» **Written exercise**: Starting at the line that contains "Emit a Python" and stopping after the line that contains "background_value = 0.006", copy the lines exactly. Pictures are left out.

= = = =

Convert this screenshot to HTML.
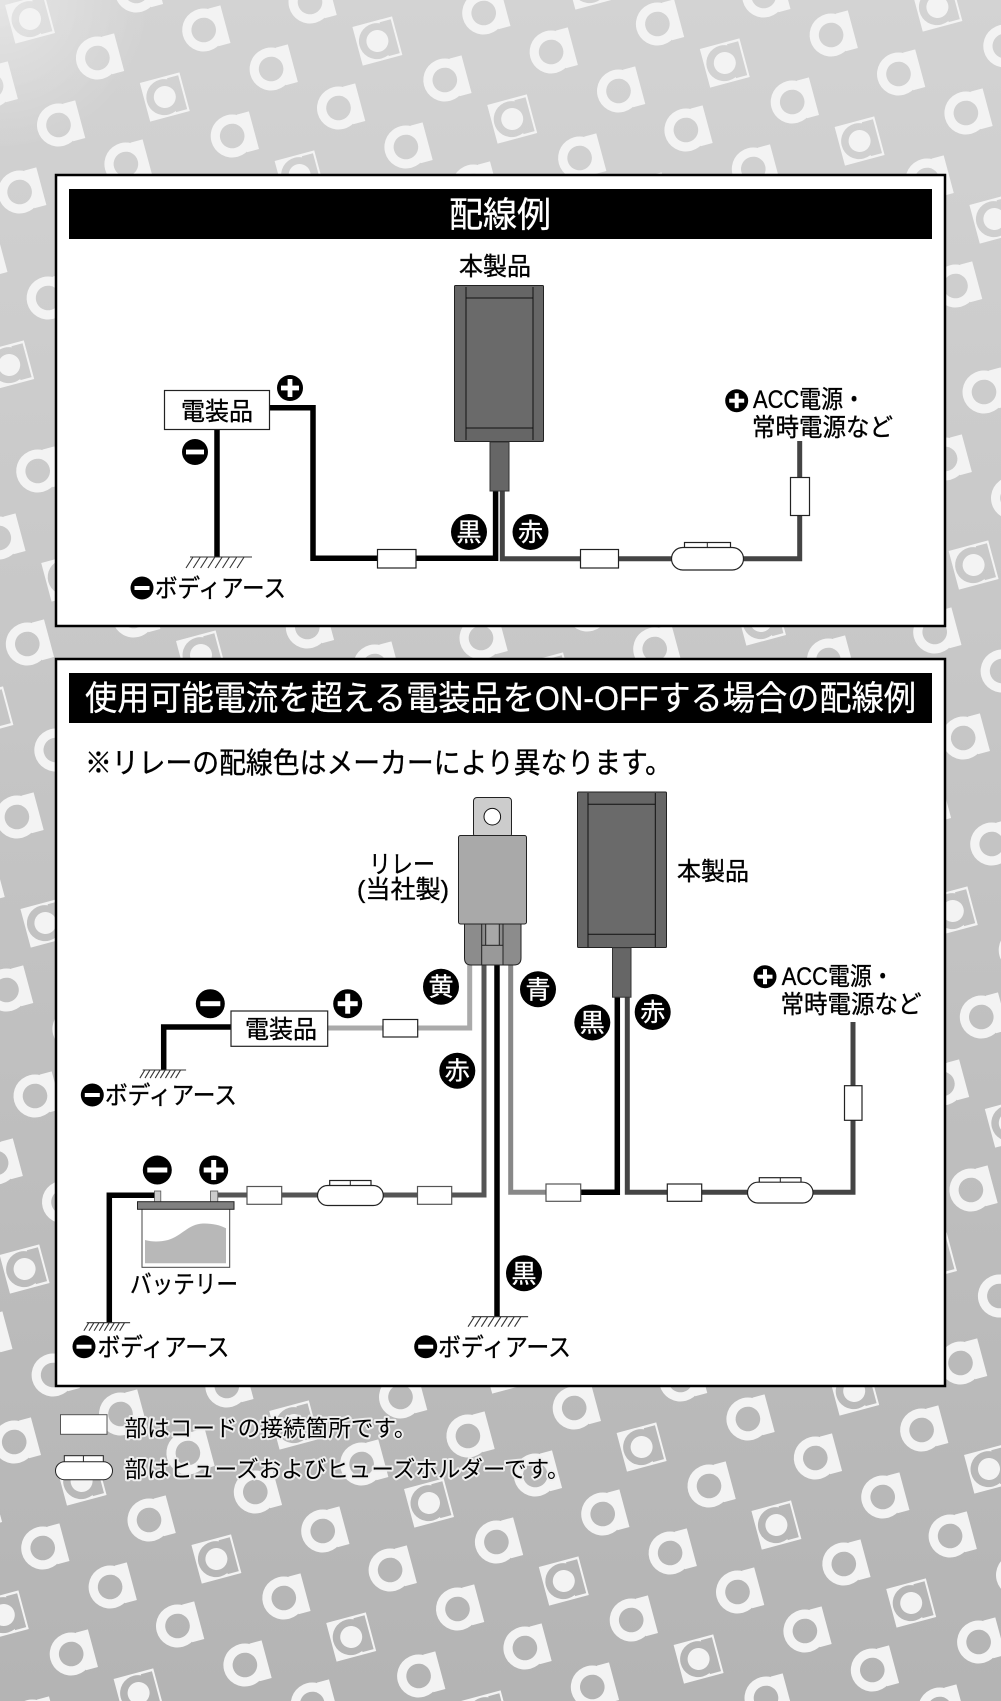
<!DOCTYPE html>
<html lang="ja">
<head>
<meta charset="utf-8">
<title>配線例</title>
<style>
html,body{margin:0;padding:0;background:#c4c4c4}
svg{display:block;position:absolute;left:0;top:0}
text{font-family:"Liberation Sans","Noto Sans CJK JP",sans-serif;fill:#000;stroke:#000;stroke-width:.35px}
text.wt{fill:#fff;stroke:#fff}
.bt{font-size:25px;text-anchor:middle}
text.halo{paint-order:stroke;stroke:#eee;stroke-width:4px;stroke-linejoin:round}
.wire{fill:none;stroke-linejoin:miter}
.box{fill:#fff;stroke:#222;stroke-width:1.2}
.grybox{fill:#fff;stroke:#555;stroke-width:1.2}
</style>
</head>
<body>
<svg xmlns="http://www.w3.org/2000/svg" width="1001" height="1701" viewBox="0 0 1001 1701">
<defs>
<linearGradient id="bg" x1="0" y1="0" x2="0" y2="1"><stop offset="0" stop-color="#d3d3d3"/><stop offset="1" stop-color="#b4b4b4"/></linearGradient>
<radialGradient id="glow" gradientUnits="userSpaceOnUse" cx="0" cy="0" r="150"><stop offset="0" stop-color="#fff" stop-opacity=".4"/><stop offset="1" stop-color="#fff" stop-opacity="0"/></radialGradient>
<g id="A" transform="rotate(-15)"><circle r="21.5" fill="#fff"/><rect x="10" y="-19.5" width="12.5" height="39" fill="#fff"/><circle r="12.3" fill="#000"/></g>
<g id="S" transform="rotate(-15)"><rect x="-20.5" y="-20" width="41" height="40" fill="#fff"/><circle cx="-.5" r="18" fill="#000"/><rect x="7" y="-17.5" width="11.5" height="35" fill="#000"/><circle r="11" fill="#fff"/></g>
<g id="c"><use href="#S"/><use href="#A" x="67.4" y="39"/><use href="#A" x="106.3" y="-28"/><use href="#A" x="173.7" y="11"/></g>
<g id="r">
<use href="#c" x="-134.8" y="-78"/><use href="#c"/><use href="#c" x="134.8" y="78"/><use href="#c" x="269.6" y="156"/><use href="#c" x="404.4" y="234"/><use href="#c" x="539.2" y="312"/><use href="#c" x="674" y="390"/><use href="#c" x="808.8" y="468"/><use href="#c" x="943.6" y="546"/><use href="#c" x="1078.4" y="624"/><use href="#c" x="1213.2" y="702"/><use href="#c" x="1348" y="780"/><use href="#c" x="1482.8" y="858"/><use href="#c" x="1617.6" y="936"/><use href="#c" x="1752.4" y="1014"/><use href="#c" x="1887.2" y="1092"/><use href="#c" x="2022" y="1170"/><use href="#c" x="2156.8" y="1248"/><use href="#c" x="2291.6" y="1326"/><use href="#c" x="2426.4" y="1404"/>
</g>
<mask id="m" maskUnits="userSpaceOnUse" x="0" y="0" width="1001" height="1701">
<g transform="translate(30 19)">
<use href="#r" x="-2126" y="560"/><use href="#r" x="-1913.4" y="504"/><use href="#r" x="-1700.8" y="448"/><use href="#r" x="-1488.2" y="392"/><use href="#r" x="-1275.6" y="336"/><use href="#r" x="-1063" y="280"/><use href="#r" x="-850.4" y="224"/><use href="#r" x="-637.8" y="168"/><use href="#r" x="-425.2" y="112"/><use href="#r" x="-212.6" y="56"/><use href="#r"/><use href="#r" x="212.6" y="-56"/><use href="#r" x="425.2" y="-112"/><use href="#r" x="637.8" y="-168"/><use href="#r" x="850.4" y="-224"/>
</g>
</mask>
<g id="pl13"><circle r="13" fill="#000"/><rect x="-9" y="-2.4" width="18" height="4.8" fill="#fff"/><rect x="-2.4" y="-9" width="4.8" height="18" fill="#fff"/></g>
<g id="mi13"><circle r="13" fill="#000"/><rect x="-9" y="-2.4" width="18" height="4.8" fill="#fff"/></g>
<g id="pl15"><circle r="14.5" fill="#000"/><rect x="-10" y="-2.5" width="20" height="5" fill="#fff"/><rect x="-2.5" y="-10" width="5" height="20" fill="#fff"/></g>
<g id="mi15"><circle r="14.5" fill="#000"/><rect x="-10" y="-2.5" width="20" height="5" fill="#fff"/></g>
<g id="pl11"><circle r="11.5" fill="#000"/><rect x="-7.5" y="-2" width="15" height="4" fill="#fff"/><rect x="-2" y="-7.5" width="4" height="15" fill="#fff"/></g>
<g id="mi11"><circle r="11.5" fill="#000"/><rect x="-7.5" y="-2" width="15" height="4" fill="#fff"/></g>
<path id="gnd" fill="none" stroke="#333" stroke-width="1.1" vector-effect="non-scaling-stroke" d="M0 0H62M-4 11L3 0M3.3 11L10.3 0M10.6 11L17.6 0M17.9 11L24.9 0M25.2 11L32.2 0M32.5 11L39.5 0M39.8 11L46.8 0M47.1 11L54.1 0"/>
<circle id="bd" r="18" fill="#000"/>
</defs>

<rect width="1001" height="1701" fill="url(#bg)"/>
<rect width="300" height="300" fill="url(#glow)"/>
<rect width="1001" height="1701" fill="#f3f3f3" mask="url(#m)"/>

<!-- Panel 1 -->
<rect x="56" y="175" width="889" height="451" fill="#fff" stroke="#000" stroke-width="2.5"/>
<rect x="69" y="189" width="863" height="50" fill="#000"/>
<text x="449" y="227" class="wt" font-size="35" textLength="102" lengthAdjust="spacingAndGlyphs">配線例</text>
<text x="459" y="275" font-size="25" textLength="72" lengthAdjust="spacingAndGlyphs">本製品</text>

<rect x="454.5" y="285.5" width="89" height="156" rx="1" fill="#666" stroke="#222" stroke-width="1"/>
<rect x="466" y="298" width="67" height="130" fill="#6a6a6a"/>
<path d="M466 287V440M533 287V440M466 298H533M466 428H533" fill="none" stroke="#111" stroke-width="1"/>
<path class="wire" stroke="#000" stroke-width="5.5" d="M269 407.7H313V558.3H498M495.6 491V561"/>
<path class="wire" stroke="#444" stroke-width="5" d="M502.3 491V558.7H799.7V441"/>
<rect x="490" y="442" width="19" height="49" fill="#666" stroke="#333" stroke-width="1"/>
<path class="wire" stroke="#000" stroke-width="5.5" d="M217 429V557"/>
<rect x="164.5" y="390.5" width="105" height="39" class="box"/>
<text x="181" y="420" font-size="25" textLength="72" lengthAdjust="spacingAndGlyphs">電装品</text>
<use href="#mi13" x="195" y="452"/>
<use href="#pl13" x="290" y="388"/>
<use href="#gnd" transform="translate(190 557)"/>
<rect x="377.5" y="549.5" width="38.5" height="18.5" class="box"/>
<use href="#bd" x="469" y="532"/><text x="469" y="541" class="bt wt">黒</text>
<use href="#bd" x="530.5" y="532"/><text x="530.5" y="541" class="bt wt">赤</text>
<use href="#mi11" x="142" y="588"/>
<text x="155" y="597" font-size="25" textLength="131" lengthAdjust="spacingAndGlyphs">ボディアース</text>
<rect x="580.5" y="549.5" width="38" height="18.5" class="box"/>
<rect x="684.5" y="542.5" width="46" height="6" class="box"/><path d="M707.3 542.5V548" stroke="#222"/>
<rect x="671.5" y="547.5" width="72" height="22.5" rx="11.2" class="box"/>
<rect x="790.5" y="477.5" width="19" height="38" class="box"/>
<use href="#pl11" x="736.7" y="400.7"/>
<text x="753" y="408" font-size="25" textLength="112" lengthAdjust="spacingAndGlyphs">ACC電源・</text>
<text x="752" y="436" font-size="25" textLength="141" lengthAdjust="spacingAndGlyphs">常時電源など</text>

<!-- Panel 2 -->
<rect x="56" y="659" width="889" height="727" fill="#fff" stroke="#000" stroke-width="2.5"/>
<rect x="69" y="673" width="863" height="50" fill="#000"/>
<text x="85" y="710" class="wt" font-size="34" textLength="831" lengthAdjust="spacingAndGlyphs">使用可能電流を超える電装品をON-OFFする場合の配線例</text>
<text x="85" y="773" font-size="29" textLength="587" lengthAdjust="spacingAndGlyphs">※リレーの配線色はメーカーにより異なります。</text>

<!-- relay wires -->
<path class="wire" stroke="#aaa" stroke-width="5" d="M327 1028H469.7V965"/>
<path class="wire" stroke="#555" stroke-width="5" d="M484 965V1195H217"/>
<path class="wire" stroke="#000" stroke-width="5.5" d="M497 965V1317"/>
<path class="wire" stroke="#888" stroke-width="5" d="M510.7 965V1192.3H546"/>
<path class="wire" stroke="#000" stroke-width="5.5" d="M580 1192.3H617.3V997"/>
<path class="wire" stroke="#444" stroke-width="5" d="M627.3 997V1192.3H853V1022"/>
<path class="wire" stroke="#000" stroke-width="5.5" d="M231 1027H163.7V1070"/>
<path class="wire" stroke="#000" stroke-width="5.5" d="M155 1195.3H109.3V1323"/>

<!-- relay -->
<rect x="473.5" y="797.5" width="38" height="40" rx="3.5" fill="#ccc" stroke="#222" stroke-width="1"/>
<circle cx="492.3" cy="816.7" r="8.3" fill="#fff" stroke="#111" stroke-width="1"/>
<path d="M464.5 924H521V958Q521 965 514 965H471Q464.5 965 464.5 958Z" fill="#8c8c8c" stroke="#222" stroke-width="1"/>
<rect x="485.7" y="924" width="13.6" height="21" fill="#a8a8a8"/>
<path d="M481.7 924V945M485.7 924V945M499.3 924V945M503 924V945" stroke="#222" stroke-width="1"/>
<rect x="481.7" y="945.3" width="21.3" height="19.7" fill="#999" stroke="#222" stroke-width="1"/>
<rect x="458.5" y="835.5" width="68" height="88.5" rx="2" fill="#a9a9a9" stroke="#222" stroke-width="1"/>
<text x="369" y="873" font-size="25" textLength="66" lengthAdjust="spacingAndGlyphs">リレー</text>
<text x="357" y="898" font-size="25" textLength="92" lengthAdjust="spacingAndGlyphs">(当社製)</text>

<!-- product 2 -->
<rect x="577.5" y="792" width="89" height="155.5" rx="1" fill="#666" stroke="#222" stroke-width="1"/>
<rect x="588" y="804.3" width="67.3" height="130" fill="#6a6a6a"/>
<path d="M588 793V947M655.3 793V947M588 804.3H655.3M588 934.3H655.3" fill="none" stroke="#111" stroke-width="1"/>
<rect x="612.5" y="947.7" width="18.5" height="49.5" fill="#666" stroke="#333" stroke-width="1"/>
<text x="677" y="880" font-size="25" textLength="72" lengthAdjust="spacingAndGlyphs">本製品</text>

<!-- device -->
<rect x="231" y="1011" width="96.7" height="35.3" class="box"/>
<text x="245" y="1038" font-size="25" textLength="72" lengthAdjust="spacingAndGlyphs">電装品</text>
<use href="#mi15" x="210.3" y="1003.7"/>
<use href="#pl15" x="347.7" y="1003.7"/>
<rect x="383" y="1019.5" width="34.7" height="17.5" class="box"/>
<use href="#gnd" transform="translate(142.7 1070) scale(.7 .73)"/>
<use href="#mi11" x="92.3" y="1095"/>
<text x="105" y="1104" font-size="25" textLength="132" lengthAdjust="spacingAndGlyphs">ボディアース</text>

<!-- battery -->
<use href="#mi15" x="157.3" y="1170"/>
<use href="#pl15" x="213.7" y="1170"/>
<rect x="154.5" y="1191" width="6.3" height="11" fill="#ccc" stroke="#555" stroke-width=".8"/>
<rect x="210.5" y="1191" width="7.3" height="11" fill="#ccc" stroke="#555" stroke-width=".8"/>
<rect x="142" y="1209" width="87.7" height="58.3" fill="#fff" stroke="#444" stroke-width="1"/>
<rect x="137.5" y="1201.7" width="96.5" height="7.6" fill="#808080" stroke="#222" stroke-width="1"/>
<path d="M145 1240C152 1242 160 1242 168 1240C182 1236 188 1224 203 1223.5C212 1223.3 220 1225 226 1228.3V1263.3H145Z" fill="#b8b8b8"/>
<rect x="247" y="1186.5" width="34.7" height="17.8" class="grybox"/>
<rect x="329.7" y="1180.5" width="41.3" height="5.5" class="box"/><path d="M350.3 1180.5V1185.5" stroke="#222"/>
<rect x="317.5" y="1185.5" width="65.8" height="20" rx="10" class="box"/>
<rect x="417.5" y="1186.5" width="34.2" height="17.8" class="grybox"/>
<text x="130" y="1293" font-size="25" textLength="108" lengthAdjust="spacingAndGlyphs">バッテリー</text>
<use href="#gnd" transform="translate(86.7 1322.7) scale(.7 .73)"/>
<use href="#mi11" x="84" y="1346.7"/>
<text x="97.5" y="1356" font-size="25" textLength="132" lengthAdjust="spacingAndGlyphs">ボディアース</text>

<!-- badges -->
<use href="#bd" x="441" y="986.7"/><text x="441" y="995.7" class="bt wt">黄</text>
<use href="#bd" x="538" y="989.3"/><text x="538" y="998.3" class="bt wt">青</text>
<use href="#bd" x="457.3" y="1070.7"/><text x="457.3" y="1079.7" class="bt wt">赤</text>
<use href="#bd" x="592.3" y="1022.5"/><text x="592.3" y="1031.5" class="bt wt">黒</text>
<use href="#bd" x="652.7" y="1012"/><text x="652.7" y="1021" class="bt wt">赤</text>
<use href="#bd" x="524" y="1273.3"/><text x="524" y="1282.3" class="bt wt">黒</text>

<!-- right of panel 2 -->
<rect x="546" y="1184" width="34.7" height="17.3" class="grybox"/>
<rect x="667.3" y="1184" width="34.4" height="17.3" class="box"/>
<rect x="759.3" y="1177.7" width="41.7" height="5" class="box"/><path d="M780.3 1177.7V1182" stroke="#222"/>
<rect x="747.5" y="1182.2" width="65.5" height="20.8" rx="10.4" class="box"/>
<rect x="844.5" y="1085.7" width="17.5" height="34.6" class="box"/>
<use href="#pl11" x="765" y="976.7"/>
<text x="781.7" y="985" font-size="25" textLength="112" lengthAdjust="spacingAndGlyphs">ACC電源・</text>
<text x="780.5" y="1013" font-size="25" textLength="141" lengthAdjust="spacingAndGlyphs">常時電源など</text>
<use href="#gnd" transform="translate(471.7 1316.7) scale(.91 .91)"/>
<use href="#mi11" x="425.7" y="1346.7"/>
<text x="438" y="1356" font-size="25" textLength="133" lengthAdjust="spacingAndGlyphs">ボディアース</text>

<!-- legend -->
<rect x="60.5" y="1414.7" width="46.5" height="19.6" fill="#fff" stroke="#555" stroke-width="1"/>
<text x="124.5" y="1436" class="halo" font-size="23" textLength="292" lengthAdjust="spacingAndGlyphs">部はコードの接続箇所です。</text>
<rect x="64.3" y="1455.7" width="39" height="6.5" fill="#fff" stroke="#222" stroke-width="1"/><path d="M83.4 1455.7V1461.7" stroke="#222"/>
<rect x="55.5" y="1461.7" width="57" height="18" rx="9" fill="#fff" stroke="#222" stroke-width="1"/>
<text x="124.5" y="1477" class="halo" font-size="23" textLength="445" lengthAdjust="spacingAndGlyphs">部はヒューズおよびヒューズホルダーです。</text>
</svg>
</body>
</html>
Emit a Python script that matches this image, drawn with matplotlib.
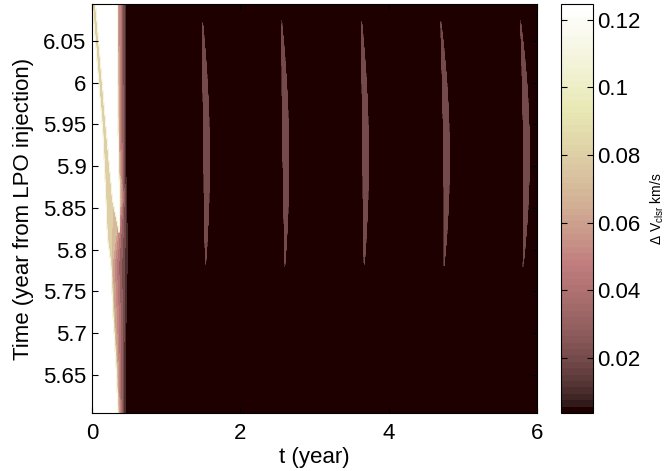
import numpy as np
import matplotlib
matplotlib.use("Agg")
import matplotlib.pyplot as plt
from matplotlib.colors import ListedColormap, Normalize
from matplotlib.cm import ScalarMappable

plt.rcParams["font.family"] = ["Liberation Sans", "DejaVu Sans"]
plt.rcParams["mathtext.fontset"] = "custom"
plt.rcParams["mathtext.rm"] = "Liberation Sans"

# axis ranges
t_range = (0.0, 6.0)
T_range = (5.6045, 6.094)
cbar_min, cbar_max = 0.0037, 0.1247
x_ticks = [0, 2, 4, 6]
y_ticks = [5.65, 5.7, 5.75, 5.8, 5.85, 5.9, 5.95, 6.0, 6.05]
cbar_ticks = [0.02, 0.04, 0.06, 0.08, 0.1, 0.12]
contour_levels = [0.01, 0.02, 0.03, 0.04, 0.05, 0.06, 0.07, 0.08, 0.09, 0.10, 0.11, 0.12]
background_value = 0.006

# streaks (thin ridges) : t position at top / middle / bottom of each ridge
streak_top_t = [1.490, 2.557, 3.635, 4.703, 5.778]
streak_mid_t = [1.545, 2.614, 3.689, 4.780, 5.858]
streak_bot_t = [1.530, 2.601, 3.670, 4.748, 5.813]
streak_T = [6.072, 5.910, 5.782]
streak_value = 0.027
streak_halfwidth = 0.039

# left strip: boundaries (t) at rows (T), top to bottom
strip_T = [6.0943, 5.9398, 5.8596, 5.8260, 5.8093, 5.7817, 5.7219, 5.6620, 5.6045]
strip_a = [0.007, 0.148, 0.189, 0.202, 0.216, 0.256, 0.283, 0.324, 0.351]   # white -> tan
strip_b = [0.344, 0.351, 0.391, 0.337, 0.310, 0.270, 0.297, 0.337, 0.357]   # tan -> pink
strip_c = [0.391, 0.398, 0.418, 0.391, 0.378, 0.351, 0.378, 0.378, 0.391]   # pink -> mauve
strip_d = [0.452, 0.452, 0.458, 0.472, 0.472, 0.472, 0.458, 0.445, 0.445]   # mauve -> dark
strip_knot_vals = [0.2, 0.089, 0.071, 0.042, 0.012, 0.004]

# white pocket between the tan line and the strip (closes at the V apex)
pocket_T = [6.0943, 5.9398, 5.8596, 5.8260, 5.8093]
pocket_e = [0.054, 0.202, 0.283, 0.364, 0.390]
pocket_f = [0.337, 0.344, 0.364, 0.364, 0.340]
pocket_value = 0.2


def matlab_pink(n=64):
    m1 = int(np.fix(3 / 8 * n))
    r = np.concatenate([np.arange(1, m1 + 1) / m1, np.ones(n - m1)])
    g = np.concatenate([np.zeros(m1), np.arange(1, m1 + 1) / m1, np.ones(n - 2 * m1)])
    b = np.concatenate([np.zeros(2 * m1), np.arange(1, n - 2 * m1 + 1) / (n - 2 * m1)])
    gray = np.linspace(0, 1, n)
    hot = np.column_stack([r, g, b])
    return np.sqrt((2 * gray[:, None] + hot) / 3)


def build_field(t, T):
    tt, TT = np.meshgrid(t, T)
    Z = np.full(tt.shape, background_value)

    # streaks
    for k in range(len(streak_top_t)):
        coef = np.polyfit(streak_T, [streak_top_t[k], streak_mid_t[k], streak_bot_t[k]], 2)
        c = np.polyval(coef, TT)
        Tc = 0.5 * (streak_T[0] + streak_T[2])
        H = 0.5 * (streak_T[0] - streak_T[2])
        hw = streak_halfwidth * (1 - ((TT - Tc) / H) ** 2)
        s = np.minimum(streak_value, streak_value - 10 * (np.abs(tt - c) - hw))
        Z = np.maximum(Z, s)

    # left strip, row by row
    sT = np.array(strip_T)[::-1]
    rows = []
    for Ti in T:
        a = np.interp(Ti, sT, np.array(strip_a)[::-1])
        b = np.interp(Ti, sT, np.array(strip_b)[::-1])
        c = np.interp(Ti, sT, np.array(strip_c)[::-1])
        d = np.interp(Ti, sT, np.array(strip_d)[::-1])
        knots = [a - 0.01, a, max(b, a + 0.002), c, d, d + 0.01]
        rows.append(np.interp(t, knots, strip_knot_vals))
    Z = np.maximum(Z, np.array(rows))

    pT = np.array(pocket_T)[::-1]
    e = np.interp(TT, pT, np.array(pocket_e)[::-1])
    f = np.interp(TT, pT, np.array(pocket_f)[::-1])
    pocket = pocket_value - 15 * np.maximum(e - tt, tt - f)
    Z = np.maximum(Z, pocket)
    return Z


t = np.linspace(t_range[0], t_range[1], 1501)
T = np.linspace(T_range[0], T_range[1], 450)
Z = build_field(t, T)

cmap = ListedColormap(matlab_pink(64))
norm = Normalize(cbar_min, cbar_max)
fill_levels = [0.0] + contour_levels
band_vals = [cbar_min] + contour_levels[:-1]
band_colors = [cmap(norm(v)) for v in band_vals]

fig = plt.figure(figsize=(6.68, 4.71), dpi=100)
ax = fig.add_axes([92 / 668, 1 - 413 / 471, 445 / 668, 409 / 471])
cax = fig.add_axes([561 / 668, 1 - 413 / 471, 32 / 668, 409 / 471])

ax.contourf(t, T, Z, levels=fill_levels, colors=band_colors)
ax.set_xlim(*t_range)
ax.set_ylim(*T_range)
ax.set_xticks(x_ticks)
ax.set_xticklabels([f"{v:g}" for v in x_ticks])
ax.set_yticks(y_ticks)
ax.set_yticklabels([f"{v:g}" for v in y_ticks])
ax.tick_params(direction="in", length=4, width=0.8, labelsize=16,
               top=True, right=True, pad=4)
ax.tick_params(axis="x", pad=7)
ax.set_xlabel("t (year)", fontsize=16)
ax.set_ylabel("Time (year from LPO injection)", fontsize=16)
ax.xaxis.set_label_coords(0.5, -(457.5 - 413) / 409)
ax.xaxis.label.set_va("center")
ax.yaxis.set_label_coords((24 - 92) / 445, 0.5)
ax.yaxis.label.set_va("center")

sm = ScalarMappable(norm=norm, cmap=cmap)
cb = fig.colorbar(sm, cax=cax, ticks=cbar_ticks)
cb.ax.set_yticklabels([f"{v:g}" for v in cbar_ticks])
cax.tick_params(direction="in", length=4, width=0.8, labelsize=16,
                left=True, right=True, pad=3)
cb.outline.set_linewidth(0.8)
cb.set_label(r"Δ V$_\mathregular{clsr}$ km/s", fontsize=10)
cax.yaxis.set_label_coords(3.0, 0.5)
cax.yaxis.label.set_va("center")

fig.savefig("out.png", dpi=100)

= = = =

» **Complete response**:
Emit a Python script that matches this image, drawn with matplotlib.
import numpy as np
import matplotlib
matplotlib.use("Agg")
import matplotlib.pyplot as plt
from matplotlib.colors import ListedColormap, Normalize
from matplotlib.cm import ScalarMappable

plt.rcParams["font.family"] = ["Liberation Sans", "DejaVu Sans"]
plt.rcParams["mathtext.fontset"] = "custom"
plt.rcParams["mathtext.rm"] = "Liberation Sans"

# axis ranges
t_range = (0.0, 6.0)
T_range = (5.6045, 6.094)
cbar_min, cbar_max = 0.0037, 0.1247
x_ticks = [0, 2, 4, 6]
y_ticks = [5.65, 5.7, 5.75, 5.8, 5.85, 5.9, 5.95, 6.0, 6.05]
cbar_ticks = [0.02, 0.04, 0.06, 0.08, 0.1, 0.12]
contour_levels = [0.01, 0.02, 0.03, 0.04, 0.05, 0.06, 0.07, 0.08, 0.09, 0.10, 0.11, 0.12]
background_value = 0.006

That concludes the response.